### Goal of the exercise
Retype only what runs from the first line of the records to the line with "from matplotlib.ticker import FuncFormatter", inclusive, and no pictures.

======

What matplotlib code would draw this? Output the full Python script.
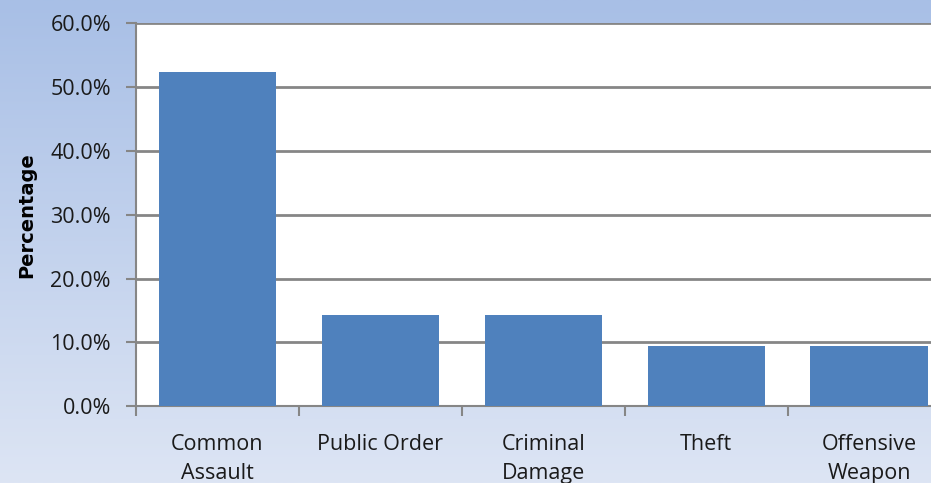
import numpy as np
import matplotlib
matplotlib.use("Agg")
import matplotlib.pyplot as plt
from matplotlib.ticker import FuncFormatter

# data
categories = ["Common\nAssault", "Public Order", "Criminal\nDamage", "Theft", "Offensive\nWeapon"]
values = [52.4, 14.3, 14.3, 9.5, 9.5]
yticks = [0, 10, 20, 30, 40, 50, 60]

fig = plt.figure(figsize=(9.31, 4.83), dpi=100)

# gradient background
bg = fig.add_axes([0, 0, 1, 1], zorder=-10)
top = np.array([168, 191, 230]) / 255
bottom = np.array([221, 229, 244]) / 255
t = np.linspace(0, 1, 256)[:, None]
grad = top * (1 - t) + bottom * t
bg.imshow(grad[:, None, :], aspect="auto", extent=[0, 1, 0, 1])
bg.axis("off")

ax = fig.add_axes([0.146, 0.159, 0.875, 0.793])
x = np.arange(len(categories))
ax.bar(x, values, width=0.72, color="#4F81BD", zorder=3)

ax.set_xlim(-0.5, len(categories) - 0.5)
ax.set_ylim(0, 60)
ax.set_yticks(yticks)
ax.yaxis.set_major_formatter(FuncFormatter(lambda v, p: f"{v:.1f}%"))
ax.grid(axis="y", color="#868686", linewidth=2, zorder=1)

ax.set_xticks(x)
ax.set_xticklabels(categories, fontsize=15.5, family="Open Sans", linespacing=1.5,
                   color="#1a1a1a", va="top")
ax.set_xticks(np.arange(len(categories) + 1) - 0.5, minor=True)
ax.tick_params(axis="x", which="major", length=0, pad=20)
ax.tick_params(axis="x", which="minor", length=7, width=1.5, color="#868686")
ax.tick_params(axis="y", length=7, width=1.5, color="#868686", pad=11, labelsize=15.5,
               labelcolor="#1a1a1a")
for lbl in ax.get_yticklabels():
    lbl.set_family("Open Sans")

for s in ["top", "right"]:
    ax.spines[s].set_visible(False)
for s in ["left", "bottom"]:
    ax.spines[s].set_color("#868686")
    ax.spines[s].set_linewidth(1.5)

ax.set_ylabel("Percentage", fontsize=14, fontweight="bold", labelpad=10)

fig.savefig("out.png", dpi=100)
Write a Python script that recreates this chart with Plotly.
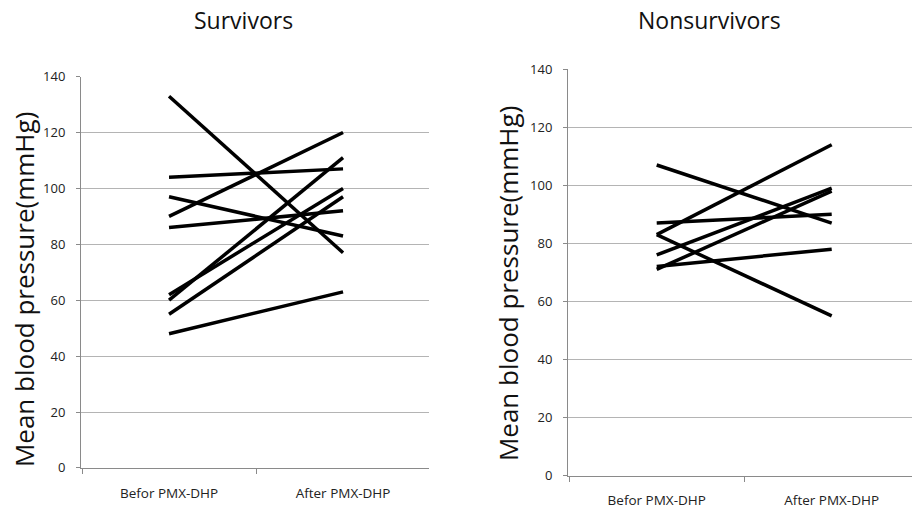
import plotly.graph_objects as go

categories = ["Befor PMX-DHP", "After PMX-DHP"]

survivors_before = [133, 104, 97, 90, 86, 62, 60, 55, 48]
survivors_after = [77, 107, 83, 120, 92, 100, 111, 97, 63]

nonsurvivors_before = [107, 87, 83, 83, 76, 71, 72]
nonsurvivors_after = [87, 90, 114, 55, 99, 98, 78]

y_ticks = [0, 20, 40, 60, 80, 100, 120, 140]

W, H = 912, 509
FONT = "Open Sans"

fig = go.Figure()

for b, a in zip(survivors_before, survivors_after):
    fig.add_trace(go.Scatter(x=categories, y=[b, a], mode="lines",
                             line=dict(color="#000000", width=3.5),
                             xaxis="x", yaxis="y", showlegend=False, hoverinfo="y"))
for b, a in zip(nonsurvivors_before, nonsurvivors_after):
    fig.add_trace(go.Scatter(x=categories, y=[b, a], mode="lines",
                             line=dict(color="#000000", width=3.5),
                             xaxis="x2", yaxis="y2", showlegend=False, hoverinfo="y"))

def px_x(p):
    return p / W

def px_y(p):
    # vertical position in layout pixels, converted to paper fraction
    return 1 - ((p - 8.1) / 0.964) / H

xcommon = dict(type="category", showgrid=False, showline=True, linecolor="#8a8a8a",
               linewidth=1, ticks="outside", tickson="boundaries", ticklen=5,
               tickcolor="#8a8a8a",
               tickfont=dict(family=FONT, size=13.5, color="#222"), zeroline=False,
               fixedrange=True)
ycommon = dict(range=[0, 140], tickvals=y_ticks, showgrid=True, gridcolor="#b4b4b4",
               gridwidth=1, showline=True, linecolor="#8a8a8a",
               linewidth=1, ticks="outside", ticklen=4, tickcolor="#8a8a8a",
               ticklabelstandoff=8,
               tickfont=dict(family=FONT, size=13, color="#222"), zeroline=False,
               fixedrange=True)

fig.update_layout(
    width=W, height=H,
    margin=dict(l=0, r=0, t=0, b=0),
    paper_bgcolor="white", plot_bgcolor="white",
    xaxis=dict(domain=[px_x(81), px_x(429)], range=[-0.506, 1.494], anchor="y",
               ticklabelstandoff=13, **xcommon),
    yaxis=dict(domain=[px_y(466.7), px_y(75.7)], anchor="x", **ycommon),
    xaxis2=dict(domain=[px_x(568), 1.0], range=[-0.507, 1.459], anchor="y2",
                ticklabelstandoff=12, **xcommon),
    yaxis2=dict(domain=[px_y(474.3), px_y(68.3)], anchor="x2", **ycommon),
    annotations=[
        dict(text="Survivors", x=px_x(243), y=px_y(19), xref="paper", yref="paper",
             showarrow=False, font=dict(family=FONT, size=23, color="#111"),
             xanchor="center", yanchor="middle"),
        dict(text="Nonsurvivors", x=px_x(709), y=px_y(19), xref="paper", yref="paper",
             showarrow=False, font=dict(family=FONT, size=23, color="#111"),
             xanchor="center", yanchor="middle"),
        dict(text="Mean blood pressure(mmHg)", x=px_x(24), y=px_y(289), xref="paper",
             yref="paper", showarrow=False, textangle=-90,
             font=dict(family=FONT, size=26, color="#111"),
             xanchor="center", yanchor="middle"),
        dict(text="Mean blood pressure(mmHg)", x=px_x(508), y=px_y(282), xref="paper",
             yref="paper", showarrow=False, textangle=-90,
             font=dict(family=FONT, size=26, color="#111"),
             xanchor="center", yanchor="middle"),
    ],
)

fig.write_html(
    "out.html",
    config={"displayModeBar": False},
    post_script=(
        "document.body.style.margin='0';"
        "document.body.style.overflow='hidden';"
    ),
)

======

### Task result
What matplotlib code would draw this? Output the full Python script.
import numpy as np
import matplotlib
matplotlib.use("Agg")
import matplotlib.pyplot as plt
from matplotlib.ticker import FuncFormatter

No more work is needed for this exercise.